Omosh is experiencing this stuff in full swing, first to maintain his lifestyle, he may have had to go into serious debt, it's not hard for someone like him to accumulate debt. He's a celebrity for heaven's sake. If you met him and he borrowed you some cash, you would not refuse.
Now imagine this being played out with his friends or business partners. It's hard not to lend him money, plus he seems like someone who can pay. So, even if he doesn't pay in cash he has a lot of ways to ensure some benefits somehow.
But this is where the problem is, too much debt plus an alcoholism problem. This gets him to have even worse breakdowns.
You have debts you haven’t paid, and you can take some drinks and forget about it. In addition, it may have been that when he was assisted with some money, he may have paid some debts and at the same time shown off that the good times were back. This was just to avoid the shame and show those who had been there for him that he had things under control. ( which is not the case)
This habit immediately doubles your drinking rate, soon enough you wake up and wonder, “ where did all the money go?”
Once you get to that point, you cannot borrow those who helped you. They already heard that you had millions of shillings, “where is the money?” they ask. “How did you finish almost 2 to 3 million?”
What people fail to realize is that :
He may not have gotten all that money.
Two, people exaggerate how much he got just to justify their bias.
Then again people love stories of other people failing.

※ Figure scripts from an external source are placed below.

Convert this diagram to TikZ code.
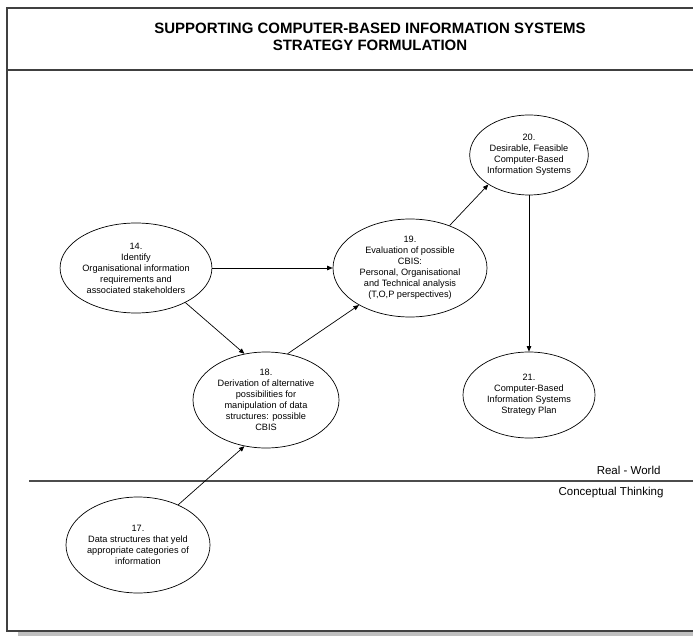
\documentclass[tikz,border=0pt]{standalone}
\usepackage{fontspec}
\setmainfont{Liberation Sans}
\usetikzlibrary{arrows.meta,shapes.geometric}
\begin{document}
\begin{tikzpicture}[x=1pt,y=-1pt,
  every node/.style={font=\fontsize{9.2}{11}\selectfont},
  proc/.style={draw=black,ellipse,align=center,inner sep=0pt,line width=0.7pt},
  ttl/.style={align=center,font=\fontsize{15}{17}\selectfont\bfseries},
  side/.style={anchor=east,font=\fontsize{11.5}{13}\selectfont},
  frm/.style={draw=black!75,line width=1.5pt},
  ar/.style={-{Triangle[length=5.5pt,width=4.5pt]},line width=0.7pt}]
\useasboundingbox (0,0) rectangle (693,636);
\fill[black!25] (18,632) rectangle (700,640);
\draw[frm] (700,8) -- (7,8) -- (7,631) -- (700,631);
\draw[frm] (7,70) -- (700,70);
\draw[black!70,line width=1.2pt] (29,481) -- (700,481);
\node[ttl] (title) at (370,36.5) {SUPPORTING COMPUTER-BASED INFORMATION SYSTEMS\\STRATEGY FORMULATION};
\node[side] (rw) at (664,470) {Real - World};
\node[side] (ct) at (667,493) {Conceptual Thinking};
\node[proc,minimum width=142pt,minimum height=90pt] (p14) at (136,268) {14.\\Identify\\Organisational information\\requirements and\\associated stakeholders};
\node[proc,minimum width=154pt,minimum height=98pt] (p19) at (410,268) {19.\\Evaluation of possible\\CBIS:\\Personal, Organisational\\and Technical analysis\\(T,O,P perspectives)};
\node[proc,minimum width=118pt,minimum height=80pt] (p20) at (529,155) {20.\\Desirable, Feasible\\Computer-Based\\Information Systems};
\node[proc,minimum width=132pt,minimum height=86pt] (p21) at (529,395) {21.\\Computer-Based\\Information Systems\\Strategy Plan};
\node[proc,minimum width=146pt,minimum height=96pt] (p18) at (266,400) {18.\\Derivation of alternative\\possibilities for\\manipulation of data\\structures: possible\\CBIS};
\node[proc,minimum width=144pt,minimum height=96pt] (p17) at (138,545) {17.\\Data structures that yeld\\appropriate categories of\\information};
\draw[ar] (p14) -- (p19);
\draw[ar] (p14.-35) -- (p18.115);
\draw[ar] (p18.65) -- (p19.216);
\draw[ar] (p19.47) -- (p20.216);
\draw[ar] (p20) -- (p21);
\draw[ar] (p17.45) -- (p18.245);
\end{tikzpicture}
\end{document}
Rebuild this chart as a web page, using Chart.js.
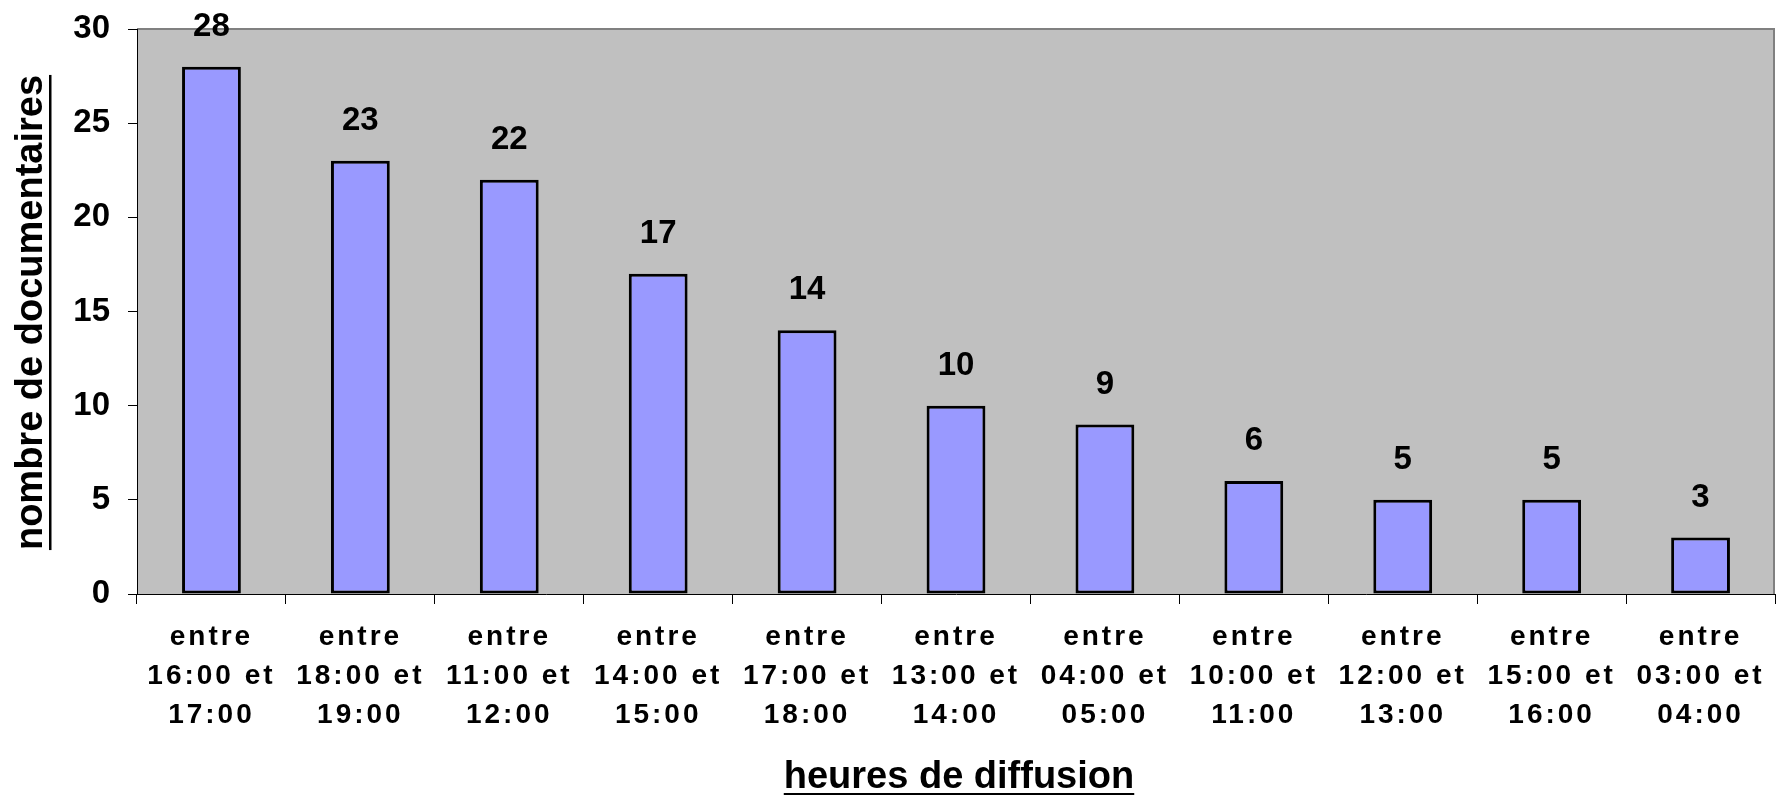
<!DOCTYPE html>
<html>
<head>
<meta charset="utf-8">
<script src="https://cdn.jsdelivr.net/npm/chart.js@4.4.1/dist/chart.umd.min.js"></script>
<style>
  html, body { margin: 0; padding: 0; background: #ffffff; }
  #wrap { width: 1776px; height: 795px; }
</style>
</head>
<body>
<div id="wrap"><canvas id="c" width="1776" height="795"></canvas></div>
<script>
// ---- data ----
const categories = [
  ["entre", "16:00 et", "17:00"],
  ["entre", "18:00 et", "19:00"],
  ["entre", "11:00 et", "12:00"],
  ["entre", "14:00 et", "15:00"],
  ["entre", "17:00 et", "18:00"],
  ["entre", "13:00 et", "14:00"],
  ["entre", "04:00 et", "05:00"],
  ["entre", "10:00 et", "11:00"],
  ["entre", "12:00 et", "13:00"],
  ["entre", "15:00 et", "16:00"],
  ["entre", "03:00 et", "04:00"]
];
const documentaries = [28, 23, 22, 17, 14, 10, 9, 6, 5, 5, 3];
const yTicks = [0, 5, 10, 15, 20, 25, 30];
const xTitle = "heures de diffusion";
const yTitle = "nombre de documentaires";

const FONT = "'Liberation Sans', Arial, Helvetica, sans-serif";

// plot background + border
const plotArea = {
  id: 'plotArea',
  beforeDraw(chart) {
    const { ctx, chartArea: a } = chart;
    ctx.save();
    ctx.fillStyle = '#C0C0C0';
    ctx.fillRect(a.left, a.top, a.right - a.left, a.bottom - a.top);
    ctx.strokeStyle = '#808080';
    ctx.lineWidth = 2;
    ctx.beginPath();
    ctx.moveTo(a.left, a.top);
    ctx.lineTo(a.right - 1, a.top);
    ctx.lineTo(a.right - 1, a.bottom);
    ctx.stroke();
    ctx.restore();
    // letter spacing for x tick labels
    const sx = chart.scales.x;
    if (sx && !sx._lsWrapped) {
      const orig = sx.drawLabels;
      sx.drawLabels = function (area) {
        const c = this.ctx;
        c.save();
        c.letterSpacing = '3px';
        orig.call(this, area);
        c.restore();
      };
      sx._lsWrapped = true;
    }
  }
};

// value labels above bars
const valueLabels = {
  id: 'valueLabels',
  afterDatasetsDraw(chart) {
    const { ctx } = chart;
    const meta = chart.getDatasetMeta(0);
    const data = chart.data.datasets[0].data;
    ctx.save();
    ctx.font = 'bold 33px ' + FONT;
    ctx.fillStyle = '#000';
    ctx.textAlign = 'center';
    ctx.textBaseline = 'alphabetic';
    meta.data.forEach((bar, i) => {
      ctx.fillText(String(data[i]), bar.x, bar.y - 31);
    });
    ctx.restore();
  }
};

// underlined axis titles
const axisTitles = {
  id: 'axisTitles',
  afterDraw(chart) {
    const { ctx, chartArea: a } = chart;
    ctx.save();
    ctx.font = 'bold 38px ' + FONT;
    ctx.fillStyle = '#000';
    ctx.textAlign = 'center';
    ctx.textBaseline = 'alphabetic';
    // x title
    const cx = (a.left + a.right) / 2 + 3;
    const by = 788;
    ctx.fillText(xTitle, cx, by);
    let w = ctx.measureText(xTitle).width;
    ctx.fillRect(cx - w / 2, by + 5, w, 2.5);
    // y title
    const cy = (a.top + a.bottom) / 2 + 1;
    ctx.translate(42, cy);
    ctx.rotate(-Math.PI / 2);
    ctx.fillText(yTitle, 0, 0);
    w = ctx.measureText(yTitle).width;
    ctx.fillRect(-w / 2, 7, w, 2.5);
    ctx.restore();
  }
};

new Chart(document.getElementById('c'), {
  type: 'bar',
  data: {
    labels: categories,
    datasets: [{
      data: documentaries,
      backgroundColor: '#9999FF',
      borderColor: '#000000',
      borderWidth: 3,
      borderSkipped: false,
      barPercentage: 0.395,
      categoryPercentage: 1.0
    }]
  },
  options: {
    responsive: false,
    devicePixelRatio: 1,
    animation: false,
    layout: { padding: { top: 29, right: 1, left: 0, bottom: 0 } },
    plugins: {
      legend: { display: false },
      tooltip: { enabled: false },
      title: { display: false }
    },
    scales: {
      x: {
        offset: true,
        grid: {
          offset: true,
          drawOnChartArea: false,
          drawTicks: true,
          tickLength: 10,
          color: '#000000',
          lineWidth: 1
        },
        border: { display: true, color: '#000000', width: 1 },
        ticks: {
          autoSkip: false,
          maxRotation: 0,
          minRotation: 0,
          padding: 14,
          color: '#000000',
          font: { family: FONT, size: 28, weight: 'bold', lineHeight: 1.39 }
        },
        afterFit(scale) {
          scale.height = 201;
          scale.paddingLeft = 0;
          scale.paddingRight = 0;
        }
      },
      y: {
        min: 0,
        max: 30,
        afterBuildTicks(scale) { scale.ticks = yTicks.map(v => ({ value: v })); },
        grid: {
          drawOnChartArea: false,
          drawTicks: true,
          tickLength: 9,
          color: '#000000',
          lineWidth: 1
        },
        border: { display: true, color: '#000000', width: 1 },
        ticks: {
          padding: 18,
          color: '#000000',
          font: { family: FONT, size: 33, weight: 'bold' }
        },
        afterFit(scale) {
          scale.width = 137;
          scale.paddingTop = 0;
          scale.paddingBottom = 0;
        }
      }
    }
  },
  plugins: [plotArea, valueLabels, axisTitles]
});
</script>
</body>
</html>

His situation at this point is depressing and also makes him feel shame. It's even much more courageous that, in spite of all the embarrassment, he has come forward to say he’s broke and needs help. Many alcoholics cannot do this. They drink to their deaths.
If you look at this issue carefully, this is how he can get helped.
1. Gather all proceeds into one account.
2. Appoint a group of good-natured individuals to manage the funds, at least.
3. Let them guide him from rehab and into getting a job that lets him get by.
4. Give funds periodically to push him ahead every time he hits some set milestones.
5. Let him know, and also educate him on what he's going through, let him get alternatives, move or cut off fellow alcoholics, these are hardcore habits.
6. Get him to spend a lot of time where he is loved and needed, with kids parents, or the wife.
7. Structure his debt repayments in an organized manner. Yes, he has debts but they should not be the immediate concern.
8. Get him some training on practical money management. He should understand why he does what he does and when he does it, then he can improve on where he may be weak.
Helping such individuals without guidance, and restrictions makes them fail. . Guidance helps, restrictions help. Constant updates over a three or four-year period will also help.
He has some goodwill left from a lot of his fans, he definitely can make it out. Don’t be too quick to judge him.